- _Set exercise_: Skip the pictures. Reproduce all other material exactly.

- _Recorded information_:
---

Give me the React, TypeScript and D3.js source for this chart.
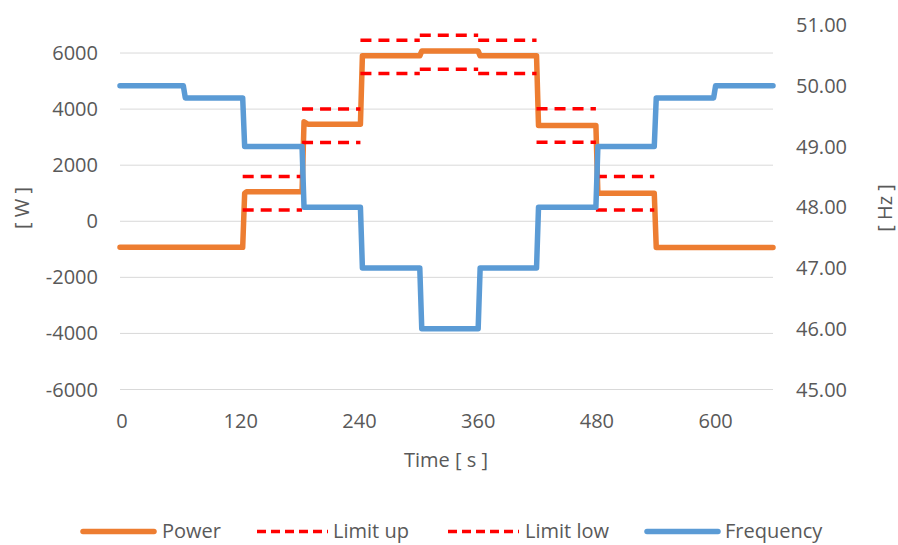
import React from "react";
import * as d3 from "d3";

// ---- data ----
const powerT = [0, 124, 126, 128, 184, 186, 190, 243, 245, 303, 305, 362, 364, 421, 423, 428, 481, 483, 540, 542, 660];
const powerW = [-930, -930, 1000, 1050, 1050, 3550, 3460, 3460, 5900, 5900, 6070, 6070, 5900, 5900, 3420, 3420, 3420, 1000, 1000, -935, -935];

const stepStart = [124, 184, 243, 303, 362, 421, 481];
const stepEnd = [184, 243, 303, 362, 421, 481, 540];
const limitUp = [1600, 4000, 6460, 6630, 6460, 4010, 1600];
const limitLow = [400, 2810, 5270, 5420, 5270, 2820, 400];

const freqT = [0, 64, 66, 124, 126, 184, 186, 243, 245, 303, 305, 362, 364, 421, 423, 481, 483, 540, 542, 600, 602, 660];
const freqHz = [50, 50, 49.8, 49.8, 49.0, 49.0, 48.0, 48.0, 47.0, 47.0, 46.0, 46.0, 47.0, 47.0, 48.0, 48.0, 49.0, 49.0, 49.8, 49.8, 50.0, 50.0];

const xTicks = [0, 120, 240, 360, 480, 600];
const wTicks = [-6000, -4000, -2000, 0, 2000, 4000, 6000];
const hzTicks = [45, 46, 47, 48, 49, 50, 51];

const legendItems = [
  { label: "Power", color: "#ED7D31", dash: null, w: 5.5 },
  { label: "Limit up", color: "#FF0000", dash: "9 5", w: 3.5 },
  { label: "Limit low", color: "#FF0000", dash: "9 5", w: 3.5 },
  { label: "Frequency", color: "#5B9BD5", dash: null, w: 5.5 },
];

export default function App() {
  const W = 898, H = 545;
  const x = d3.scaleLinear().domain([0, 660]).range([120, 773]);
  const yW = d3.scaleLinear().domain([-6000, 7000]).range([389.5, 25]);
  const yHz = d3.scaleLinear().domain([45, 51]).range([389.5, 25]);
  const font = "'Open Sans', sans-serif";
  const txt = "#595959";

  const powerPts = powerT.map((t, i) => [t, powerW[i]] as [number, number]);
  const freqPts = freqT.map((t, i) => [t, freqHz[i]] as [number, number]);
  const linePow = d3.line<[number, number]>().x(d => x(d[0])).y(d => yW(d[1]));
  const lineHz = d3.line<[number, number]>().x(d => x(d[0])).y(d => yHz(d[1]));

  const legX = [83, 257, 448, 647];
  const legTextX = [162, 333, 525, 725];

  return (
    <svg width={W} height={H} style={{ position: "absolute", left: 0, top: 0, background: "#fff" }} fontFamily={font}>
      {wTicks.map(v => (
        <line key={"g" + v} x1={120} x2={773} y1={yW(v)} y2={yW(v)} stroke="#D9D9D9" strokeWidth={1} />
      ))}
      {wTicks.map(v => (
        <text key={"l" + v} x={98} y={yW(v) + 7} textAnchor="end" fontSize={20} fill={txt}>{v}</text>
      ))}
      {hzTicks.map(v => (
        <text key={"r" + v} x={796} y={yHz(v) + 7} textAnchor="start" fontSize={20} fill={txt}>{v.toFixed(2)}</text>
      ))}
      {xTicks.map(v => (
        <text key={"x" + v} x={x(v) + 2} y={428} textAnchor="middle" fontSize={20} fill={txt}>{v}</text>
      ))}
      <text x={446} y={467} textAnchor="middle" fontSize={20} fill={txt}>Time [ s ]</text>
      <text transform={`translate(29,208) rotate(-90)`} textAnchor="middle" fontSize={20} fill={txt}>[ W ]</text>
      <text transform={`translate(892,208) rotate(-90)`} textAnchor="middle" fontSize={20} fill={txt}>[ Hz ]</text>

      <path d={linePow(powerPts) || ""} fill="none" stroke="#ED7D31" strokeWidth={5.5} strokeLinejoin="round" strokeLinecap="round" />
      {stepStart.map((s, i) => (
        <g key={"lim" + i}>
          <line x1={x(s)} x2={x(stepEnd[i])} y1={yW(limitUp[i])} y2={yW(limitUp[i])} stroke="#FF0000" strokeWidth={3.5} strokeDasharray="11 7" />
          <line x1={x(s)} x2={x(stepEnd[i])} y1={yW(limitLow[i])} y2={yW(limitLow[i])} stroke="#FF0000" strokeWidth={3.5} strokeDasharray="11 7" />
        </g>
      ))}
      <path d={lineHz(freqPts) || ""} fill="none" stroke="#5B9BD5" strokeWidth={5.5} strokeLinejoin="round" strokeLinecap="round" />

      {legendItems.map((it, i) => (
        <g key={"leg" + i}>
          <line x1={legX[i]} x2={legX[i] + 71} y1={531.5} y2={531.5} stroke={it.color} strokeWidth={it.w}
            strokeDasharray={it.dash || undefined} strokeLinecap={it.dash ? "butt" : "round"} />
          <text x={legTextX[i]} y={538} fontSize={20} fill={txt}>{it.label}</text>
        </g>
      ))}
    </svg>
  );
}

---

- _Response for this exercise_:
Give me the React, TypeScript and D3.js source for this chart.
import React from "react";
import * as d3 from "d3";

// ---- data ----
const powerT = [0, 124, 126, 128, 184, 186, 190, 243, 245, 303, 305, 362, 364, 421, 423, 428, 481, 483, 540, 542, 660];
const powerW = [-930, -930, 1000, 1050, 1050, 3550, 3460, 3460, 5900, 5900, 6070, 6070, 5900, 5900, 3420, 3420, 3420, 1000, 1000, -935, -935];

const stepStart = [124, 184, 243, 303, 362, 421, 481];
const stepEnd = [184, 243, 303, 362, 421, 481, 540];
const limitUp = [1600, 4000, 6460, 6630, 6460, 4010, 1600];
const limitLow = [400, 2810, 5270, 5420, 5270, 2820, 400];

const freqT = [0, 64, 66, 124, 126, 184, 186, 243, 245, 303, 305, 362, 364, 421, 423, 481, 483, 540, 542, 600, 602, 660];
const freqHz = [50, 50, 49.8, 49.8, 49.0, 49.0, 48.0, 48.0, 47.0, 47.0, 46.0, 46.0, 47.0, 47.0, 48.0, 48.0, 49.0, 49.0, 49.8, 49.8, 50.0, 50.0];

const xTicks = [0, 120, 240, 360, 480, 600];
const wTicks = [-6000, -4000, -2000, 0, 2000, 4000, 6000];
const hzTicks = [45, 46, 47, 48, 49, 50, 51];

const legendItems = [
  { label: "Power", color: "#ED7D31", dash: null, w: 5.5 },
  { label: "Limit up", color: "#FF0000", dash: "9 5", w: 3.5 },
  { label: "Limit low", color: "#FF0000", dash: "9 5", w: 3.5 },
  { label: "Frequency", color: "#5B9BD5", dash: null, w: 5.5 },
];

export default function App() {
  const W = 898, H = 545;
  const x = d3.scaleLinear().domain([0, 660]).range([120, 773]);
  const yW = d3.scaleLinear().domain([-6000, 7000]).range([389.5, 25]);
  const yHz = d3.scaleLinear().domain([45, 51]).range([389.5, 25]);
  const font = "'Open Sans', sans-serif";
  const txt = "#595959";

  const powerPts = powerT.map((t, i) => [t, powerW[i]] as [number, number]);
  const freqPts = freqT.map((t, i) => [t, freqHz[i]] as [number, number]);
  const linePow = d3.line<[number, number]>().x(d => x(d[0])).y(d => yW(d[1]));
  const lineHz = d3.line<[number, number]>().x(d => x(d[0])).y(d => yHz(d[1]));

  const legX = [83, 257, 448, 647];
  const legTextX = [162, 333, 525, 725];

  return (
    <svg width={W} height={H} style={{ position: "absolute", left: 0, top: 0, background: "#fff" }} fontFamily={font}>
      {wTicks.map(v => (
        <line key={"g" + v} x1={120} x2={773} y1={yW(v)} y2={yW(v)} stroke="#D9D9D9" strokeWidth={1} />
      ))}
      {wTicks.map(v => (
        <text key={"l" + v} x={98} y={yW(v) + 7} textAnchor="end" fontSize={20} fill={txt}>{v}</text>
      ))}
      {hzTicks.map(v => (
        <text key={"r" + v} x={796} y={yHz(v) + 7} textAnchor="start" fontSize={20} fill={txt}>{v.toFixed(2)}</text>
      ))}
      {xTicks.map(v => (
        <text key={"x" + v} x={x(v) + 2} y={428} textAnchor="middle" fontSize={20} fill={txt}>{v}</text>
      ))}
      <text x={446} y={467} textAnchor="middle" fontSize={20} fill={txt}>Time [ s ]</text>
      <text transform={`translate(29,208) rotate(-90)`} textAnchor="middle" fontSize={20} fill={txt}>[ W ]</text>
      <text transform={`translate(892,208) rotate(-90)`} textAnchor="middle" fontSize={20} fill={txt}>[ Hz ]</text>

      <path d={linePow(powerPts) || ""} fill="none" stroke="#ED7D31" strokeWidth={5.5} strokeLinejoin="round" strokeLinecap="round" />
      {stepStart.map((s, i) => (
        <g key={"lim" + i}>
          <line x1={x(s)} x2={x(stepEnd[i])} y1={yW(limitUp[i])} y2={yW(limitUp[i])} stroke="#FF0000" strokeWidth={3.5} strokeDasharray="11 7" />
          <line x1={x(s)} x2={x(stepEnd[i])} y1={yW(limitLow[i])} y2={yW(limitLow[i])} stroke="#FF0000" strokeWidth={3.5} strokeDasharray="11 7" />
        </g>
      ))}
      <path d={lineHz(freqPts) || ""} fill="none" stroke="#5B9BD5" strokeWidth={5.5} strokeLinejoin="round" strokeLinecap="round" />

      {legendItems.map((it, i) => (
        <g key={"leg" + i}>
          <line x1={legX[i]} x2={legX[i] + 71} y1={531.5} y2={531.5} stroke={it.color} strokeWidth={it.w}
            strokeDasharray={it.dash || undefined} strokeLinecap={it.dash ? "butt" : "round"} />
          <text x={legTextX[i]} y={538} fontSize={20} fill={txt}>{it.label}</text>
        </g>
      ))}
    </svg>
  );
}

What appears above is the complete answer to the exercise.